The pattern is depressingly familiar: an institution invests in a sophisticated detection platform, deploys it against their transaction data, and discovers that the results are far below expectations. The platform is blamed. The vendor is blamed. Sometimes both are replaced.
In the majority of cases, the underlying issue is data quality.
What Bad Data Looks Like in AML
Data quality problems in financial crime detection manifest in several ways:
Missing or incorrect customer data: If a customer's date of birth, address, or identity information is missing or incorrect, risk scoring and KYC processes are fundamentally compromised. Network analysis that depends on linking related parties requires accurate data about those parties.
Inconsistent transaction categorisation: Many institutions have multiple core banking systems with different transaction coding conventions.

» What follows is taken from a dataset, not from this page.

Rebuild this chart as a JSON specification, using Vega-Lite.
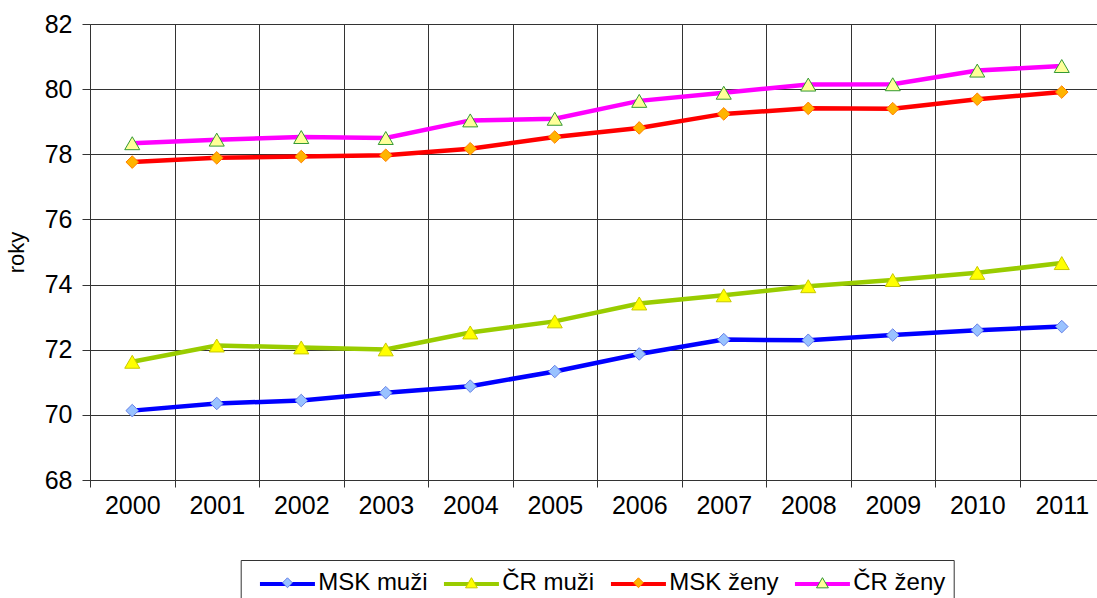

Without harmonisation, the same type of transaction may appear differently across systems, creating blind spots in behavioural analysis.
Stale entity data: Customer risk profiles based on data that was accurate at account opening but has not been updated are a liability, not an asset. Periodic review cycles are insufficient in high-risk customer segments.
Fragmented counterparty data: Most institutions have a clear view of their own customers. Far fewer have a consistent, structured view of counterparties — the external parties their customers transact with. This is a critical gap for network analysis.
The Data Governance Prerequisite
Before investing in detection technology, institutions should honestly assess their data governance maturity:
- Is customer data systematically captured, validated, and maintained?
- Are there documented standards for transaction data — mandatory fields, coding conventions, completeness requirements?
- Is there a process for identifying and remediating data quality exceptions?
- Are data lineage and provenance documented, such that data can be traced from its source to its use in compliance decisions?
Without affirmative answers to these questions, detection technology investment is premature.
How Intellidata Approaches This
We are not neutral on this topic. We have had enough conversations with institutions operating Themis to know that data quality is where programmes live or die.
Our implementation methodology includes a structured data quality assessment phase before deployment. We assess completeness, consistency, and currency across all data sources that will feed Themis. Where gaps are identified, we work with institutions to define remediation plans — because deploying sophisticated detection technology against poor data produces sophisticated-looking poor results.
This is not an obstacle to implementation. It is the work. And institutions that invest in data quality before detection technology consistently outperform those that do not.